All judgments and settlements had been OK'd by the county legislature last fall. NIFA, under its current leadership, had largely approved borrowing for legal expenses, but at its final meeting of 2014, sent a signal by rejecting Nassau's $11 million bond request for a class-action judgment on jail strip searches because an appeal was pending.

The county, which ended 2014 with a $70 million sales tax shortfall, pledges to end all borrowing for day-to-day expenses by 2018. County Executive Edward Mangano said he will also set up a "litigation fund" by 2017 to pay settlements and judgments without borrowing.

In an interview Wednesday night, he said Kaiman told him after the meeting that NIFA was mainly sending its message to the legislature. Kaiman's public comments didn't single out Mangano nor the 19 lawmakers.

"This has been the practice for decades and decades," Mangano said of borrowing to resolve lawsuits.
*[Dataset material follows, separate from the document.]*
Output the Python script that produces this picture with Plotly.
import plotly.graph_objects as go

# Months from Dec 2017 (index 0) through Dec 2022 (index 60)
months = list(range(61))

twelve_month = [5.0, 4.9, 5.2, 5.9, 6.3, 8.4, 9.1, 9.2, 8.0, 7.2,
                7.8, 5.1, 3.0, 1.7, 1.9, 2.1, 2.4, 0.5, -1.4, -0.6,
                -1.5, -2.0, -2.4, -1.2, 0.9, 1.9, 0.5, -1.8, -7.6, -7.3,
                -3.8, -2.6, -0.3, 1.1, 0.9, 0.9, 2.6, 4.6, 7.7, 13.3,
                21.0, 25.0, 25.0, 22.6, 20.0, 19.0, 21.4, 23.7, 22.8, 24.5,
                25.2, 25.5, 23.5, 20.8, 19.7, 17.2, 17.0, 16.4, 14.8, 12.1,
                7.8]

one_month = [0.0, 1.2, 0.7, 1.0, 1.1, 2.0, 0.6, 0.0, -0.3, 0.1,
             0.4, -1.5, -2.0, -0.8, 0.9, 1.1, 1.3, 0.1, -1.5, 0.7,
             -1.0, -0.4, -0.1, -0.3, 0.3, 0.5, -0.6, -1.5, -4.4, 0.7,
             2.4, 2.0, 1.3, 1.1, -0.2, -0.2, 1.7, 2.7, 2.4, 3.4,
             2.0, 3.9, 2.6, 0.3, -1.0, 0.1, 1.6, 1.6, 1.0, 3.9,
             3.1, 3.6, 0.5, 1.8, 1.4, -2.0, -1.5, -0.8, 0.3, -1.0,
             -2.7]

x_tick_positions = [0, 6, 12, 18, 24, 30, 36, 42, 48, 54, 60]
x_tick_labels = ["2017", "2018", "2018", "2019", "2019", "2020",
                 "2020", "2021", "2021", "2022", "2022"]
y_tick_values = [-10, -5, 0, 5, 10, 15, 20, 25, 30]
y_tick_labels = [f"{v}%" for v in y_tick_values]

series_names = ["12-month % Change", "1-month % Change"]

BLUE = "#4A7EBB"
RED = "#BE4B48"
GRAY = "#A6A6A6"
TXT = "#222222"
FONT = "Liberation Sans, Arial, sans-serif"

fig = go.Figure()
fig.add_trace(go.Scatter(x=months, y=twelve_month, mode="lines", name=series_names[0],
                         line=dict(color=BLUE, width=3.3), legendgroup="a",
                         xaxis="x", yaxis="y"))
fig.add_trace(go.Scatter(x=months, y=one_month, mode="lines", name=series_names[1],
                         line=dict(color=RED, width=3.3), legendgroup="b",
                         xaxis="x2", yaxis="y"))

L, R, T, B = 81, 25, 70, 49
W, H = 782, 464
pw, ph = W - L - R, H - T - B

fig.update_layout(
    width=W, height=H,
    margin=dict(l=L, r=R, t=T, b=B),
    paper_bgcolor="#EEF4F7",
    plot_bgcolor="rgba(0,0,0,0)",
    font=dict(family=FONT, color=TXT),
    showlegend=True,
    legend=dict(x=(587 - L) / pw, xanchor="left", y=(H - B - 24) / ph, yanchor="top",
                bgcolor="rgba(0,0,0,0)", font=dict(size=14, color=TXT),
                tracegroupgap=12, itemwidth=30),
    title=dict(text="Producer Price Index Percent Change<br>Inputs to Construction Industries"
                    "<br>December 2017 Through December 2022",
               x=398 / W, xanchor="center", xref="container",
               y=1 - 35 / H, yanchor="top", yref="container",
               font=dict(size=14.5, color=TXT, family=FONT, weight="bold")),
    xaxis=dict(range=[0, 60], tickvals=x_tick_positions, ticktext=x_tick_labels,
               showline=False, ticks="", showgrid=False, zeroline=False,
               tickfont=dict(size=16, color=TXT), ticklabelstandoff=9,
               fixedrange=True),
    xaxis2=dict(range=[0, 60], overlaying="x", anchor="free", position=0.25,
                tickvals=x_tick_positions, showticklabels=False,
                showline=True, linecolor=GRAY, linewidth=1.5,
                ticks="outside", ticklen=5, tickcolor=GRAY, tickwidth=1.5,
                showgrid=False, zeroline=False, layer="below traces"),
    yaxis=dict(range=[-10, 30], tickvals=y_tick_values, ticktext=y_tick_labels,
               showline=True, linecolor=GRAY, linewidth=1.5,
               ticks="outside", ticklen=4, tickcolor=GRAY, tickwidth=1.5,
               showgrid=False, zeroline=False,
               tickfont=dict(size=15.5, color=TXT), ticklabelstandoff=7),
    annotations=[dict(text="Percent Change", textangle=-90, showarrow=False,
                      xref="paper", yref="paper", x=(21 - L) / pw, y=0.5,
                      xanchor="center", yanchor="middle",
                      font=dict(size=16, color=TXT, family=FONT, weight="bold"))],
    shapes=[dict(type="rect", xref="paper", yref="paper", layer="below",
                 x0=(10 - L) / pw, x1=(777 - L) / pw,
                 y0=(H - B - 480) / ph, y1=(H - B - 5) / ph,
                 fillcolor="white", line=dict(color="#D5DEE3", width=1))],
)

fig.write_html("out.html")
He added that he and Kaiman agreed to meet soon with legislative leaders to address the issue.

Later, Kaiman said that Mangano has largely taken the lead over lawmakers to "present solutions" to the budget shortfall.

Other cases included in the bond request rejected by NIFA:

$459,000 to settle a wrongful-death lawsuit by the family of Sherry Lang, a pedestrian struck and killed in Bellmore in 2011 by a Nassau police officer, Ernest Thompson, who later testified that he was speeding while on duty, despite not responding to an emergency.

$311,100 to settle a lawsuit with a man alleging that the county failed to protect his identity as a confidential informant in a gang murder case.